Given exercise: Your job is to retype all of the data word for word, leaving every image out.

** start Collected material **

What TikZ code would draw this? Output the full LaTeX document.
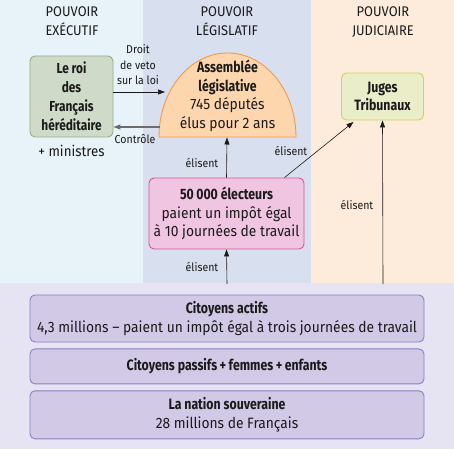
\documentclass[tikz,border=0pt]{standalone}
\usepackage{fontspec}
\setmainfont{Fira Sans}[FakeStretch=0.92]
\newfontfamily\hdfont{Fira Sans}[FakeStretch=0.82]
\usepackage{tikz}
\usetikzlibrary{arrows.meta, positioning}
\definecolor{execbg}{HTML}{E7F3F8}
\definecolor{legisbg}{HTML}{D8DFEE}
\definecolor{judibg}{HTML}{FDEBDB}
\definecolor{nationbg}{HTML}{E6E4F2}
\definecolor{roifill}{HTML}{CFDAC9}
\definecolor{roidraw}{HTML}{8FB087}
\definecolor{domefill}{HTML}{FDD6AE}
\definecolor{domedraw}{HTML}{F29A48}
\definecolor{jugefill}{HTML}{E9EEC8}
\definecolor{jugedraw}{HTML}{C9D652}
\definecolor{electfill}{HTML}{EFC5E1}
\definecolor{electdraw}{HTML}{D4569A}
\definecolor{citfill}{HTML}{D1C9E6}
\definecolor{citdraw}{HTML}{8A7FC2}
\definecolor{ink}{HTML}{1A1A1A}
\newcommand{\hd}[1]{{\hdfont\bfseries #1}}

\begin{document}
\begin{tikzpicture}[x=1pt, y=1pt,
  panel/.style={rectangle, rounded corners=5pt, draw, line width=0.9pt, align=center, inner sep=0pt, text=ink, font=\fontsize{15}{18.5}\selectfont},
  title/.style={align=center, text=ink, font=\fontsize{14}{19}\selectfont},
  lbl/.style={align=center, text=ink, font=\fontsize{11.5}{16}\selectfont},
  link/.style={-{Triangle[length=7pt,width=5pt]}, line width=0.6pt, draw=ink}
]
  \useasboundingbox (0,0) rectangle (454,-449);
  \fill[execbg] (0,0) rectangle (143,-283);
  \fill[legisbg] (143,0) rectangle (311,-283);
  \fill[judibg] (311,0) rectangle (454,-283);
  \fill[nationbg] (0,-283) rectangle (454,-449);

  \node[title] (exec) at (72,-21) {POUVOIR\\EXÉCUTIF};
  \node[title] (legis) at (227,-21) {POUVOIR\\LÉGISLATIF};
  \node[title] (judi) at (383,-22) {POUVOIR\\JUDICIAIRE};

  \node[panel, fill=roifill, draw=roidraw, minimum width=83pt, minimum height=81pt, font=\fontsize{14.5}{19}\selectfont] (roi) at (71.5,-96.5)
    {\hd{Le roi}\\\hd{des}\\\hd{Français}\\\hd{héréditaire}};
  \node[title, font=\fontsize{14.5}{19}\selectfont, below=4pt of roi] (ministres) {+ ministres};

  \fill[domefill] (159,-137) arc[start angle=180, end angle=0, x radius=68.5, y radius=84] -- cycle;
  \draw[domedraw, line width=0.9pt] (159,-137) arc[start angle=180, end angle=0, x radius=68.5, y radius=84] -- cycle;
  \node[panel, draw=none] (assemblee) at (227.5,-96)
    {\hd{Assemblée}\\\hd{législative}\\745 députés\\élus pour 2 ans};
  \coordinate (vetoend) at (165,-92);
  \coordinate (controlestart) at (159.5,-127);
  \coordinate (assbase) at (227,-137.5);

  \node[panel, fill=jugefill, draw=jugedraw, minimum width=82pt, minimum height=47pt] (juges) at (382.5,-96.5)
    {\hd{Juges}\\\hd{Tribunaux}};

  \node[panel, fill=electfill, draw=electdraw, minimum width=155pt, minimum height=71pt] (electeurs) at (226.5,-213.5)
    {\hd{50\,000 électeurs}\\paient un impôt égal\\à 10 journées de travail};

  \node[panel, fill=citfill, draw=citdraw, minimum width=394pt, minimum height=47pt] (actifs) at (227,-318.5)
    {\hd{Citoyens actifs}\\4,3 millions -- paient un impôt égal à trois journées de travail};
  \node[panel, fill=citfill, draw=citdraw, minimum width=394pt, minimum height=35pt, below=6pt of actifs] (passifs)
    {\hd{Citoyens passifs\,+\,femmes\,+\,enfants}};
  \node[panel, fill=citfill, draw=citdraw, minimum width=394pt, minimum height=48pt, below=6pt of passifs] (nation)
    {\hd{La nation souveraine}\\28 millions de Français};

  \coordinate (basemid) at (227,-284);
  \coordinate (baseright) at (383,-284);

  \draw[link] (roi.east |- vetoend) -- (vetoend);
  \draw[link, draw=gray!85!black, line width=1.2pt] (controlestart) -- (roi.east |- controlestart);
  \draw[link] (electeurs.north) -- (assbase);
  \draw[link] ([xshift=58pt]electeurs.north) -- ([xshift=-29pt,yshift=-1.5pt]juges.south);
  \draw[link] (baseright) -- (juges.south);
  \draw[link] (basemid) -- (electeurs.south);

  \node[lbl, font=\fontsize{11.5}{15.5}\selectfont] (veto) at (138,-65) {Droit\\de veto\\sur la loi};
  \node[lbl] (controle) at (135,-139.5) {Contrôle};
  \node[lbl] (elisent1) at (202,-162.5) {élisent};
  \node[lbl] (elisent2) at (291,-151) {élisent};
  \node[lbl] (elisent3) at (357,-204.5) {élisent};
  \node[lbl] (elisent4) at (202,-267) {élisent};
\end{tikzpicture}
\end{document}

** end Collected material **

Output for this exercise:
What TikZ code would draw this? Output the full LaTeX document.
\documentclass[tikz,border=0pt]{standalone}
\usepackage{fontspec}
\setmainfont{Fira Sans}[FakeStretch=0.92]
\newfontfamily\hdfont{Fira Sans}[FakeStretch=0.82]
\usepackage{tikz}
\usetikzlibrary{arrows.meta, positioning}
\definecolor{execbg}{HTML}{E7F3F8}
\definecolor{legisbg}{HTML}{D8DFEE}
\definecolor{judibg}{HTML}{FDEBDB}
\definecolor{nationbg}{HTML}{E6E4F2}
\definecolor{roifill}{HTML}{CFDAC9}
\definecolor{roidraw}{HTML}{8FB087}
\definecolor{domefill}{HTML}{FDD6AE}
\definecolor{domedraw}{HTML}{F29A48}
\definecolor{jugefill}{HTML}{E9EEC8}
\definecolor{jugedraw}{HTML}{C9D652}
\definecolor{electfill}{HTML}{EFC5E1}
\definecolor{electdraw}{HTML}{D4569A}
\definecolor{citfill}{HTML}{D1C9E6}
\definecolor{citdraw}{HTML}{8A7FC2}
\definecolor{ink}{HTML}{1A1A1A}
\newcommand{\hd}[1]{{\hdfont\bfseries #1}}

\begin{document}
\begin{tikzpicture}[x=1pt, y=1pt,
  panel/.style={rectangle, rounded corners=5pt, draw, line width=0.9pt, align=center, inner sep=0pt, text=ink, font=\fontsize{15}{18.5}\selectfont},
  title/.style={align=center, text=ink, font=\fontsize{14}{19}\selectfont},
  lbl/.style={align=center, text=ink, font=\fontsize{11.5}{16}\selectfont},
  link/.style={-{Triangle[length=7pt,width=5pt]}, line width=0.6pt, draw=ink}
]
  \useasboundingbox (0,0) rectangle (454,-449);
  \fill[execbg] (0,0) rectangle (143,-283);
  \fill[legisbg] (143,0) rectangle (311,-283);
  \fill[judibg] (311,0) rectangle (454,-283);
  \fill[nationbg] (0,-283) rectangle (454,-449);

  \node[title] (exec) at (72,-21) {POUVOIR\\EXÉCUTIF};
  \node[title] (legis) at (227,-21) {POUVOIR\\LÉGISLATIF};
  \node[title] (judi) at (383,-22) {POUVOIR\\JUDICIAIRE};

  \node[panel, fill=roifill, draw=roidraw, minimum width=83pt, minimum height=81pt, font=\fontsize{14.5}{19}\selectfont] (roi) at (71.5,-96.5)
    {\hd{Le roi}\\\hd{des}\\\hd{Français}\\\hd{héréditaire}};
  \node[title, font=\fontsize{14.5}{19}\selectfont, below=4pt of roi] (ministres) {+ ministres};

  \fill[domefill] (159,-137) arc[start angle=180, end angle=0, x radius=68.5, y radius=84] -- cycle;
  \draw[domedraw, line width=0.9pt] (159,-137) arc[start angle=180, end angle=0, x radius=68.5, y radius=84] -- cycle;
  \node[panel, draw=none] (assemblee) at (227.5,-96)
    {\hd{Assemblée}\\\hd{législative}\\745 députés\\élus pour 2 ans};
  \coordinate (vetoend) at (165,-92);
  \coordinate (controlestart) at (159.5,-127);
  \coordinate (assbase) at (227,-137.5);

  \node[panel, fill=jugefill, draw=jugedraw, minimum width=82pt, minimum height=47pt] (juges) at (382.5,-96.5)
    {\hd{Juges}\\\hd{Tribunaux}};

  \node[panel, fill=electfill, draw=electdraw, minimum width=155pt, minimum height=71pt] (electeurs) at (226.5,-213.5)
    {\hd{50\,000 électeurs}\\paient un impôt égal\\à 10 journées de travail};

  \node[panel, fill=citfill, draw=citdraw, minimum width=394pt, minimum height=47pt] (actifs) at (227,-318.5)
    {\hd{Citoyens actifs}\\4,3 millions -- paient un impôt égal à trois journées de travail};
  \node[panel, fill=citfill, draw=citdraw, minimum width=394pt, minimum height=35pt, below=6pt of actifs] (passifs)
    {\hd{Citoyens passifs\,+\,femmes\,+\,enfants}};
  \node[panel, fill=citfill, draw=citdraw, minimum width=394pt, minimum height=48pt, below=6pt of passifs] (nation)
    {\hd{La nation souveraine}\\28 millions de Français};

  \coordinate (basemid) at (227,-284);
  \coordinate (baseright) at (383,-284);

  \draw[link] (roi.east |- vetoend) -- (vetoend);
  \draw[link, draw=gray!85!black, line width=1.2pt] (controlestart) -- (roi.east |- controlestart);
  \draw[link] (electeurs.north) -- (assbase);
  \draw[link] ([xshift=58pt]electeurs.north) -- ([xshift=-29pt,yshift=-1.5pt]juges.south);
  \draw[link] (baseright) -- (juges.south);
  \draw[link] (basemid) -- (electeurs.south);

  \node[lbl, font=\fontsize{11.5}{15.5}\selectfont] (veto) at (138,-65) {Droit\\de veto\\sur la loi};
  \node[lbl] (controle) at (135,-139.5) {Contrôle};
  \node[lbl] (elisent1) at (202,-162.5) {élisent};
  \node[lbl] (elisent2) at (291,-151) {élisent};
  \node[lbl] (elisent3) at (357,-204.5) {élisent};
  \node[lbl] (elisent4) at (202,-267) {élisent};
\end{tikzpicture}
\end{document}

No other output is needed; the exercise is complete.